A second Italian government source, speaking on condition of anonymity because of the sensitivity of the issue, said Italy intended to maintain “excellent relations with China” even it was no longer part of the pact.

“Other G7 nations have closer relations with China than we do, despite the fact they were never in (the BRI),” he added.

Italy will assume the presidency of the G7 in 2024.

More than 100 countries have signed agreements with China to cooperate on BRI infrastructure and building projects since it was launched in 2013. The then Italian Prime Minister Giuseppe Conte hoped for a trade bonanza when he signed up in 2019, but Chinese firms were the main beneficiaries according to trade data.

Italian exports to China totalled 16.4 billion euros ($17.7 billion) last year from 13 billion euros in 2019. By contrast, Chinese exports to Italy rose to 57.5 billion from 31.7 billion over the same period, Italian data showed.

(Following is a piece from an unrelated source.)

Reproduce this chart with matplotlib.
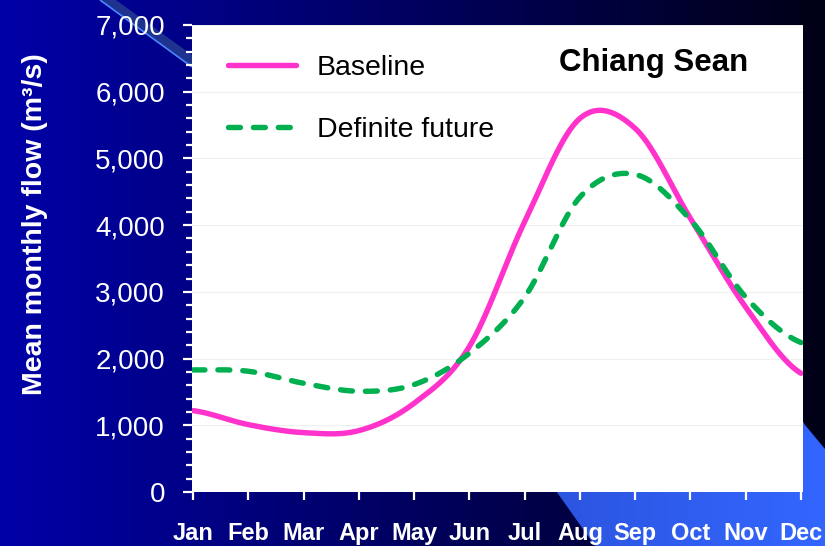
import numpy as np
import matplotlib
matplotlib.use("Agg")
import matplotlib.pyplot as plt
from matplotlib.ticker import MultipleLocator, FixedLocator, FixedFormatter
from matplotlib.patches import Polygon

# ---- data -------------------------------------------------------------
months = ["Jan", "Feb", "Mar", "Apr", "May", "Jun",
          "Jul", "Aug", "Sep", "Oct", "Nov", "Dec"]
baseline = [1220, 1010, 890, 920, 1330, 2180, 4050, 5600, 5450, 4100, 2770, 1780]
definite_future = [1830, 1810, 1630, 1510, 1610, 2080, 2920, 4420, 4760, 4080, 2920, 2240]
y_ticks = [0, 1000, 2000, 3000, 4000, 5000, 6000, 7000]
y_tick_labels = ["0", "1,000", "2,000", "3,000", "4,000", "5,000", "6,000", "7,000"]
station = "Chiang Sean"
y_title = "Mean monthly flow (m³/s)"


def smooth(values, steps=40):
    """Catmull-Rom spline through evenly spaced points (like a smoothed line)."""
    y = np.asarray(values, float)
    p = np.concatenate([[y[0]], y, [y[-1]]])
    xs, ys = [], []
    t = np.linspace(0, 1, steps, endpoint=False)
    for i in range(len(y) - 1):
        p0, p1, p2, p3 = p[i], p[i + 1], p[i + 2], p[i + 3]
        seg = 0.5 * ((2 * p1) + (-p0 + p2) * t
                     + (2 * p0 - 5 * p1 + 4 * p2 - p3) * t ** 2
                     + (-p0 + 3 * p1 - 3 * p2 + p3) * t ** 3)
        xs.append(i + t)
        ys.append(seg)
    xs.append([len(y) - 1])
    ys.append([y[-1]])
    return np.concatenate(xs), np.concatenate(ys)


W, H = 825, 546
fig = plt.figure(figsize=(W / 100, H / 100), dpi=100)

# ---- slide background -------------------------------------------------
bg = fig.add_axes([0, 0, 1, 1], zorder=-10)
bg.set_xlim(0, W)
bg.set_ylim(H, 0)
bg.axis("off")
grad = np.linspace(0, 1, 256)
cols = np.zeros((1, 256, 3))
cols[0, :, 2] = (168 - 146 * grad) / 255
bg.imshow(cols, extent=[0, W, H, 0], aspect="auto", interpolation="bilinear")

# bright blue wedge, lower right
wedge = Polygon([(595, 546), (520, 440), (790, 400), (805, 425), (825, 449), (825, 546)],
                closed=True, facecolor="none", edgecolor="none")
bg.add_patch(wedge)
g2 = np.linspace(0, 1, 256)
wcols = np.zeros((1, 256, 3))
wcols[0, :, 0] = (44 + 7 * g2) / 255
wcols[0, :, 1] = (84 + 18 * g2) / 255
wcols[0, :, 2] = (222 + 33 * g2) / 255
im = bg.imshow(wcols, extent=[540, W, H, 380], aspect="auto", interpolation="bilinear")
im.set_clip_path(wedge)

# thin diagonal band, upper left
bg.add_patch(Polygon([(100, 0), (116, 0), (192, 55), (192, 67)], closed=True,
                     facecolor="#1e3290", edgecolor="none"))
bg.plot([100, 192], [0, 67], color="#4a86ff", lw=1.2, solid_capstyle="butt")

# ---- chart ------------------------------------------------------------
left, right, bottom, top = 192, 803, 492, 25
ax = fig.add_axes([left / W, 1 - bottom / H, (right - left) / W, (bottom - top) / H])
ax.set_facecolor("white")
ppu = (801 - 193) / 11
ax.set_xlim(-(193 - left) / ppu, 11 + (right - 801) / ppu)
ax.set_ylim(0, 7000)

for s in ax.spines.values():
    s.set_visible(False)

ax.yaxis.set_major_locator(FixedLocator(y_ticks))
ax.yaxis.set_major_formatter(FixedFormatter(y_tick_labels))
ax.yaxis.set_minor_locator(MultipleLocator(200))
ax.set_xticks(range(len(months)))
ax.set_xticklabels(months)

ax.grid(axis="y", which="major", color="#f0f0f0", lw=0.8)
ax.set_axisbelow(True)

ax.tick_params(axis="y", which="major", length=6.5, width=1.6, color="white",
               pad=13, labelsize=20, labelcolor="white")
ax.tick_params(axis="y", which="minor", length=4.5, width=1.6, color="white")
ax.tick_params(axis="x", which="major", length=6, width=1.6, color="white",
               pad=15.5, labelsize=17, labelcolor="white")
for lab in ax.get_yticklabels():
    lab.set_family(["Liberation Sans", "DejaVu Sans"])
for lab in ax.get_xticklabels():
    lab.set_family(["Liberation Sans", "DejaVu Sans"])
    lab.set_fontweight("bold")

xb, yb = smooth(baseline)
xf, yf = smooth(definite_future)
ax.plot(xb, yb, color="#ff33cc", lw=3.9, label="Baseline", solid_capstyle="round")
ax.plot(xf, yf, color="#00b050", lw=3.9, label="Definite future",
        linestyle=(0, (2.2, 2.4)), dash_capstyle="round")

leg = ax.legend(loc="upper left", bbox_to_anchor=(36 / 611, 1 - 30 / 467),
                frameon=False, borderpad=0, borderaxespad=0,
                handlelength=2.4, handletextpad=0.72, labelspacing=1.28,
                prop={"family": ["Liberation Sans", "DejaVu Sans"], "size": 20.5})

ax.text((654 - left) / (right - left), 1 - 38 / (bottom - top), station,
        transform=ax.transAxes, ha="center", va="center",
        fontsize=22.5, fontweight="bold", color="black",
        family=["Liberation Sans", "DejaVu Sans"])

fig.text(35 / W, 1 - 224 / H, y_title, rotation=90, ha="center", va="center",
         fontsize=20.5, fontweight="bold", color="white",
         family=["Liberation Sans", "DejaVu Sans"])

fig.savefig("out.png", dpi=100)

Italy’s main euro zone trading partners France and Germany exported significantly more to China last year, despite not being part of the BRI, which is modelled on the old Silk Road that linked China to the West.

Looking to maintain strategic ties, Foreign Minister Antonio Tajani visited Beijing in September and President Sergio Mattarella is due to visit China next year.

Meloni herself has said she wants to go to Beijing, but no date has been fixed.

Successive governments in Rome signaled their doubts about the pact by vetoing some proposed takeovers or limiting the sway of Chinese companies over their Italian counterparts.

In June, Meloni’s cabinet curbed the influence of Chinese shareholder Sinochem on Italian tyremaker Pirelli, using “golden power” rules designed to protect strategic assets.